Probably not. They're too busy changing the world to notice who gets changed.

Text message exchange
Aliah
Did you see the Hopkins thing?
Mum
The disease cures? Your dad sent it to half his cycling club. "My daughter worked on this" etc.
Aliah
Oh god. I said to keep it vague.
Mum
You know what he's like. Anyway - should I understand what you actually did, or just keep nodding?
Aliah
The memory systems. Helping the AI hold onto what it learns long enough to actually do research. It's good to see it help with something real. Been a strange few months.
Mum
Strange how?
Aliah
The same technology that's curing diseases is putting a lot of people out of work.

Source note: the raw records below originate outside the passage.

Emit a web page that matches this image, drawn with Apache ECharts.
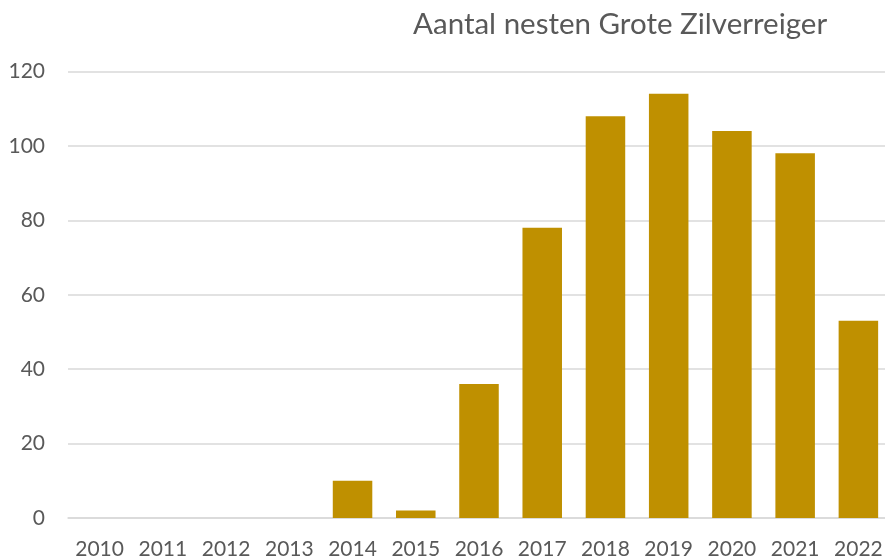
<!DOCTYPE html>
<html>
<head>
<meta charset="utf-8">
<script src="https://cdn.jsdelivr.net/npm/echarts@6/dist/echarts.min.js"></script>
<style>
  html, body { margin: 0; padding: 0; background: #fff; }
  #chart { width: 885px; height: 560px; }
</style>
</head>
<body>
<div id="chart"></div>
<script>
// jaren en aantallen
var years = ['2010', '2011', '2012', '2013', '2014', '2015', '2016', '2017', '2018', '2019', '2020', '2021', '2022'];
var nests = [0, 0, 0, 0, 10, 2, 36, 78, 108, 114, 104, 98, 53];
var titleText = 'Aantal nesten Grote Zilverreiger';

var chart = echarts.init(document.getElementById('chart'));

var option = {
  animation: false,
  title: {
    text: titleText,
    left: 408,
    top: 4,
    textStyle: {
      fontFamily: 'Lato',
      fontSize: 29.5,
      fontWeight: 'normal',
      color: '#595959'
    }
  },
  grid: {
    left: 68,
    width: 822,
    top: 71.5,
    bottom: 42,
    outerBoundsMode: 'none'
  },
  xAxis: {
    type: 'category',
    data: years,
    axisTick: { show: false },
    axisLine: { lineStyle: { color: '#D9D9D9', width: 1.5 } },
    axisLabel: {
      margin: 21,
      fontFamily: 'Lato',
      fontSize: 21,
      color: '#595959',
      interval: 0
    }
  },
  yAxis: {
    type: 'value',
    min: 0,
    max: 120,
    interval: 20,
    axisLine: { show: false },
    axisTick: { show: false },
    splitLine: { lineStyle: { color: '#D9D9D9', width: 1.5 } },
    axisLabel: {
      margin: 23,
      fontFamily: 'Lato',
      fontSize: 21,
      color: '#595959'
    }
  },
  series: [{
    type: 'bar',
    data: nests,
    barWidth: '62.5%',
    itemStyle: { color: '#BF9000' }
  }]
};

chart.setOption(option);
</script>
</body>
</html>
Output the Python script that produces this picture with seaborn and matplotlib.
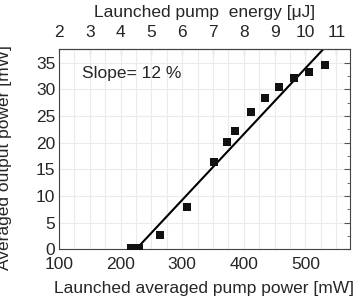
import numpy as np
import pandas as pd
import matplotlib
matplotlib.use("Agg")
import matplotlib.pyplot as plt
from matplotlib.ticker import MultipleLocator, FixedLocator
import seaborn as sns

# measured points
pump_power = [217, 230, 264, 308, 351, 373, 385, 411, 434, 457, 481, 506, 531]
output_power = [0.3, 0.3, 2.7, 7.9, 16.3, 20.2, 22.1, 25.7, 28.3, 30.5, 32.1, 33.2, 34.5]

# linear fit: threshold and slope
fit_threshold = 225
fit_slope = 0.1235
fit_power = [fit_threshold, 560]

rep_rate_khz = 50  # power [mW] / rep rate -> energy [uJ]
energy_ticks = [2, 3, 4, 5, 6, 7, 8, 9, 10, 11]

sns.set_style("white")
plt.rcParams["font.family"] = ["Liberation Sans", "DejaVu Sans"]

df = pd.DataFrame({"pump": pump_power, "out": output_power})
fit_df = pd.DataFrame({"pump": fit_power,
                       "out": [(p - fit_threshold) * fit_slope for p in fit_power]})

fig = plt.figure(figsize=(3.57, 2.99), dpi=100)
ax = fig.add_axes([0.165, 0.166, 0.815, 0.669])

sns.lineplot(data=fit_df, x="pump", y="out", color="black", lw=1.5, ax=ax)
sns.scatterplot(data=df, x="pump", y="out", marker="s", s=30, color="#111111",
                edgecolor="#111111", linewidth=0, ax=ax, zorder=3)

ax.set_xlim(100, 572)
ax.set_ylim(0, 37.5)
ax.xaxis.set_major_locator(MultipleLocator(100))
ax.xaxis.set_minor_locator(MultipleLocator(25))
ax.yaxis.set_major_locator(MultipleLocator(5))
ax.yaxis.set_minor_locator(MultipleLocator(2.5))
ax.grid(True, which="minor", axis="x", color="#ebebeb", lw=0.8)
ax.grid(True, which="major", axis="both", color="#ebebeb", lw=0.8)
ax.set_axisbelow(True)
ax.tick_params(which="both", direction="in", top=False, right=True,
               labelsize=12.5, color="#555555")
ax.tick_params(axis="x", pad=5.5)
ax.tick_params(axis="y", pad=2.5)
ax.tick_params(which="major", length=4)
ax.tick_params(which="minor", length=2.5)
for s in ax.spines.values():
    s.set_color("#444444")
    s.set_linewidth(0.8)

ax.set_xlabel("Launched averaged pump power [mW]", fontsize=12.5, labelpad=6.5)
ax.set_ylabel("Averaged output power [mW]", fontsize=12.5)
ax.yaxis.set_label_coords(-0.161, 0.46)

top = ax.secondary_xaxis("top", functions=(lambda p: p / rep_rate_khz,
                                           lambda e: e * rep_rate_khz))
top.xaxis.set_major_locator(FixedLocator(energy_ticks))
top.xaxis.set_minor_locator(MultipleLocator(0.5))
top.tick_params(which="both", direction="in", labelsize=12.5, color="#555555", pad=6.5)
top.tick_params(which="major", length=4)
top.tick_params(which="minor", length=2.5)
top.set_xlabel("Launched pump  energy [\u03bcJ]", fontsize=12.5, labelpad=6)

ax.text(0.08, 0.88, "Slope= 12 %", transform=ax.transAxes, fontsize=12.5,
        va="center", ha="left")

fig.savefig("out.png", dpi=100)
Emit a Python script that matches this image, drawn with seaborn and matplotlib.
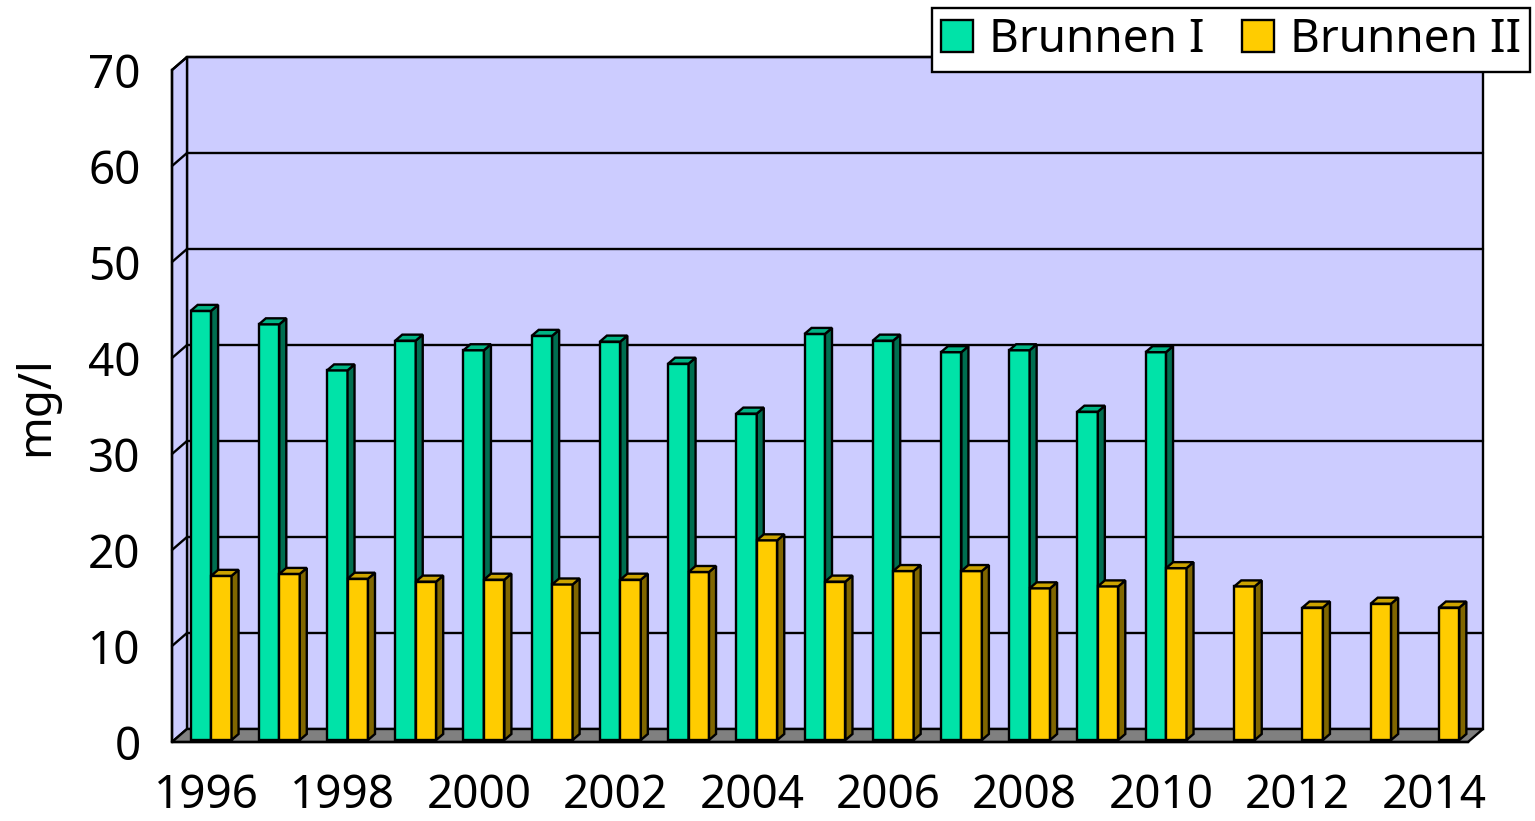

Good things and hard things, all tangled up. Hard to know what to feel sometimes.
Mum
That does sound complicated, love. When are you coming to visit? It's been ages.
Aliah
I know. Maybe once this next phase settles down. I've started running again at least - finally using those trail shoes.
Mum
Good. We miss you. Don't be a stranger.
Aliah
I won't. Talk soon. Love you.
Hacker News
Omnis Q1 2027: Revenue up 60%, headcount down 15% (892 points, 634 comments)
top comment:

The internal efficiencies are the story here. They're using their own tools to reduce their own workforce. If an AI company can't make the math work without layoffs, what chance does anyone else have?

reply:

> what chance does anyone else have?

Depends what you mean by "make the math work." Revenue per employee is way up. Productivity is up. Shareholders are happy.

Employees, less so.

reply:

My friend was in that 15%. Senior researcher. Good work, no complaints. Got a meeting invite on a Tuesday morning, had a box by Tuesday afternoon.

The severance was generous. That's what everyone keeps saying. "At least the severance was generous."

reply:

This is the thing that gets me. The technology actually works. It's not a scam. It's genuinely making things more efficient, more productive, more capable. And that's exactly why it's terrifying.

If it didn't work, we could ignore it. But it works. So we can't.